Weston County still COVID free; officials credit pro-active residents


NEWCASTLE — Weston County is one of only two counties in the state not to have a confirmed case of COVID-19 but that is not due to a lack of testing, said Dr. Mike Jording, the county’s public health officer. 

According to the Wyoming Department of Health, a total of 21 tests from Weston County has been run through the Wyoming Public Health Laboratory in Cheyenne as of Sunday, April 12. None of those tests has resulted in a patient testing positive for the coronavirus. 

Jording reported during an April 8 virtual meeting with other health professionals and emergency responders that tests have been performed at all three possible places in Weston County: Hometown Medical Clinic, Monument Health’s Newcastle Clinic and Weston County Health Services. 

“I don’t know why Weston County is among those with no cases. There has been testing done with no confirmed cases,” Jording said. “I think we are lucky.” 

Public health nurse Lori Bickford credited the lack of cases to the response of the Weston County community when the COVID-19 pandemic began over a month ago. 

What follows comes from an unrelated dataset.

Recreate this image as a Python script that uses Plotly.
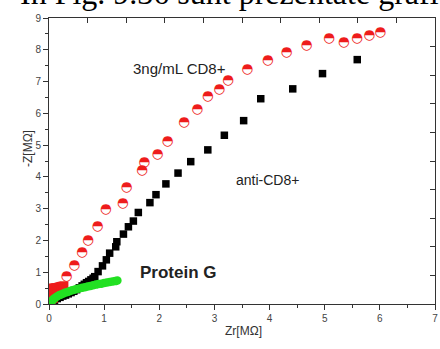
import plotly.graph_objects as go

# Nyquist data (Zr, -Z in MΩ)
cd8_x = [0.32, 0.46, 0.60, 0.71, 0.88, 1.03, 1.34, 1.41, 1.69, 1.73, 1.97, 2.15, 2.45,
         2.69, 2.88, 3.09, 3.25, 3.60, 3.97, 4.31, 4.67, 5.08, 5.35, 5.59, 5.81, 6.01]
cd8_y = [0.87, 1.21, 1.62, 2.00, 2.44, 2.97, 3.17, 3.65, 4.20, 4.46, 4.69, 5.11, 5.71,
         6.11, 6.53, 6.76, 7.03, 7.39, 7.65, 7.90, 8.13, 8.35, 8.23, 8.35, 8.43, 8.53]

# high-frequency cluster of the CD8+ curve near the origin
cd8_hf_x = [0.01, 0.01, 0.01, 0.01, 0.01, 0.02, 0.04, 0.06, 0.08, 0.10, 0.12, 0.14,
            0.16, 0.18, 0.20, 0.22, 0.24, 0.27, 0.06, 0.11, 0.16, 0.21, 0.26, 0.05,
            0.10, 0.15, 0.04, 0.08]
cd8_hf_y = [0.06, 0.15, 0.25, 0.35, 0.44, 0.48, 0.49, 0.49, 0.50, 0.50, 0.51, 0.51,
            0.52, 0.53, 0.54, 0.55, 0.56, 0.57, 0.36, 0.38, 0.40, 0.43, 0.46, 0.24,
            0.27, 0.31, 0.14, 0.18]

anti_x = [0.03, 0.06, 0.10, 0.15, 0.20, 0.25, 0.30, 0.35, 0.40, 0.45, 0.50, 0.55,
          0.60, 0.64, 0.68, 0.72, 0.76, 0.80, 0.83, 0.89, 0.97, 1.04, 1.10, 1.21,
          1.23, 1.35, 1.44, 1.53, 1.62, 1.83, 1.94, 2.12, 2.34, 2.57, 2.88, 3.18,
          3.53, 3.84, 4.42, 4.96, 5.59]
anti_y = [0.02, 0.06, 0.12, 0.17, 0.21, 0.25, 0.28, 0.32, 0.36, 0.40, 0.45, 0.51,
          0.57, 0.62, 0.67, 0.71, 0.76, 0.81, 0.86, 1.02, 1.20, 1.39, 1.60, 1.80,
          1.96, 2.20, 2.43, 2.61, 2.88, 3.19, 3.44, 3.78, 4.12, 4.48, 4.85, 5.31,
          5.77, 6.46, 6.77, 7.25, 7.69]

protg_x = [0.02, 0.04, 0.06, 0.08, 0.10, 0.13, 0.16, 0.19, 0.22, 0.26, 0.30, 0.34,
           0.38, 0.42, 0.46, 0.50, 0.55, 0.60, 0.65, 0.70, 0.75, 0.80, 0.85, 0.90,
           0.95, 1.00, 1.05, 1.10, 1.15, 1.20, 1.24]
protg_y = [0.02, 0.07, 0.11, 0.15, 0.18, 0.22, 0.25, 0.28, 0.30, 0.33, 0.36, 0.38,
           0.41, 0.43, 0.45, 0.47, 0.49, 0.51, 0.53, 0.55, 0.57, 0.59, 0.61, 0.63,
           0.64, 0.66, 0.68, 0.69, 0.71, 0.72, 0.74]

x_ticks = [0, 1, 2, 3, 4, 5, 6, 7]
y_ticks = [0, 1, 2, 3, 4, 5, 6, 7, 8, 9]

RED = "#ee1c1c"
GREEN = "#22e022"
AX = "#333333"
TICKFONT = dict(family="Liberation Sans, Arial", size=10, color="#444444")

fig = go.Figure()

fig.add_trace(go.Scatter(x=anti_x, y=anti_y, mode="markers",
                         marker=dict(symbol="square", size=7.5, color="#000000"),
                         showlegend=False))
fig.add_trace(go.Scatter(x=cd8_hf_x, y=cd8_hf_y, mode="markers", cliponaxis=True,
                         marker=dict(symbol="square", size=9, color=RED),
                         showlegend=False))
fig.add_trace(go.Scatter(x=protg_x, y=protg_y, mode="markers",
                         marker=dict(symbol="circle", size=8.5, color=GREEN),
                         showlegend=False))
# half-filled circles for the CD8+ series
fig.add_trace(go.Scatter(x=cd8_x, y=cd8_y, mode="text", text=["\u25D3"] * len(cd8_x),
                         textposition="middle center",
                         textfont=dict(family="DejaVu Sans", size=13.5, color=RED),
                         showlegend=False))
# carrier trace for the mirrored top/right axes
fig.add_trace(go.Scatter(x=[None], y=[None], xaxis="x2", yaxis="y2",
                         showlegend=False, hoverinfo="skip"))

fig.update_layout(
    width=440, height=349,
    margin=dict(l=49, r=2, t=18, b=45),
    paper_bgcolor="white", plot_bgcolor="white",
    xaxis=dict(range=[0, 7], tickvals=x_ticks, showgrid=False, zeroline=False,
               showline=True, linecolor=AX, linewidth=1, ticklabeloverflow="allow",
               ticks="outside", ticklen=5, tickcolor=AX, tickfont=TICKFONT,
               minor=dict(dtick=0.5, ticks="outside", ticklen=3, tickcolor=AX)),
    yaxis=dict(range=[0, 9], tickvals=y_ticks, showgrid=False, zeroline=False,
               showline=True, linecolor=AX, linewidth=1, ticklabeloverflow="allow",
               ticks="outside", ticklen=5, tickcolor=AX, tickfont=TICKFONT,
               minor=dict(dtick=0.5, ticks="outside", ticklen=3, tickcolor=AX)),
    xaxis2=dict(range=[0, 7], overlaying="x", side="top", tick0=0, dtick=0.7,
                showgrid=False, zeroline=False, showline=True, linecolor=AX,
                ticks="inside", ticklen=5, tickcolor=AX, showticklabels=False),
    yaxis2=dict(range=[0, 9], overlaying="y", side="right", tick0=0, dtick=0.9,
                showgrid=False, zeroline=False, showline=True, linecolor=AX,
                ticks="inside", ticklen=5, tickcolor=AX, showticklabels=False),
    font=dict(family="Liberation Sans, Arial", color="#222222"),
)

fig.add_annotation(text="3ng/mL CD8+", x=2.36, y=7.40, xref="x", yref="y",
                   showarrow=False, font=dict(size=15, color="#222222"))
fig.add_annotation(text="anti-CD8+", x=3.96, y=3.91, xref="x", yref="y",
                   showarrow=False, font=dict(size=14, color="#222222"))
fig.add_annotation(text="<b>Protein G</b>", x=2.34, y=0.98, xref="x", yref="y",
                   showarrow=False, font=dict(size=17, color="#222222"))

fig.add_annotation(text="-Z[MΩ]", textangle=-90, x=-0.078, y=0.545,
                   xref="paper", yref="paper", showarrow=False,
                   font=dict(size=12, color="#333333"))
fig.add_annotation(text="Zr[MΩ]", x=0.503, y=-0.125, xref="paper", yref="paper",
                   showarrow=False, font=dict(size=12, color="#333333"))

# running text of the page above the figure
fig.add_annotation(text="În Fig. 9.36 sunt prezentate graficele", x=-0.08, y=1.088,
                   xref="paper", yref="paper", xanchor="left", yanchor="middle",
                   showarrow=False,
                   font=dict(family="Liberation Serif", size=32, color="#000000"))

fig.write_html("out.html")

“I think the folks in Weston County quickly realized it was in our hands,” Bickford said. “I think that is what has happened in this county, and I am grateful for any effort to follow the guidelines from the state as closely as possible.”

In a letter to patients and friends, local physicians from all three health providers in the county stated that the fate of the county is in the hands of the people. 

“We all have a chance to make a large difference in the eventual number of us in Weston County who will get the COVID-19 virus,” the letter says. “We can also by our actions save the lives of our friends. The virus has not been found here as of this date (April 12) and it will be here soon.” 

According to the letter, early and continued prevention by everyone in Weston County is crucial in preventing the virus from spreading through the county. 

“Your local medical professionals encourage all Weston County residents to make the choice to wear any type of mask they can acquire at all times when they are out of their homes for the next few weeks until our local public health authorities tell us it is permissible to stop,” the letter says. “Please choose to start today with full time mask use when you are out of your home and continue with social distancing recommendations.” 

Employees in the Weston County Manor nursing home and the hospital recently began wearing masks constantly when in public areas or meeting with individuals, said Maureen Cadwell, CEO of Weston County Health Services. The staff is wearing homemade cloth masks, she said, and they continue to monitor their supply of other masks, gowns, gloves and other supplies.

As medical professionals in the county prepare for the eventual arrival of the coronavirus, supplies are of constant concern and preventing the spread of the disease will help to lessen the burden on health care, Cadwell said. 

“Isolation gowns are our biggest concern. If we have 12 beds full, we will need 1,200 isolation gowns a week. We probably have enough for about five weeks in stock today,” Cadwell said. 

The facility can handle an influx in patients in the short term, she said. 

Staffing remains a concern for the facility, Cadwell said. She explained that if an off-site facility were needed, the staff would be significantly stretched. Off-site hospital location possibilities include the Weston County Fairgrounds and local schools. 

Cadwell said that she was aware that Campbell County was looking at creating a regional treatment center for COVID-19 patients. 

Previously, Cadwell reported that the local hospital had the potential to house 32 to 36 patients but that she was not sure about the facility’s ability to support oxygen needs. Cadwell said on April 8 that she was unsure of the hospital’s ability to maintain oxygen levels long-term and that they don’t have the right ventilators to treat severe COVID-19 patients. 

“We continue to peel away at the issues and see what else we need to come up with,” Cadwell said. 

The medical staff has also discussed ethical decisions that physicians may need to make in an outbreak scenario.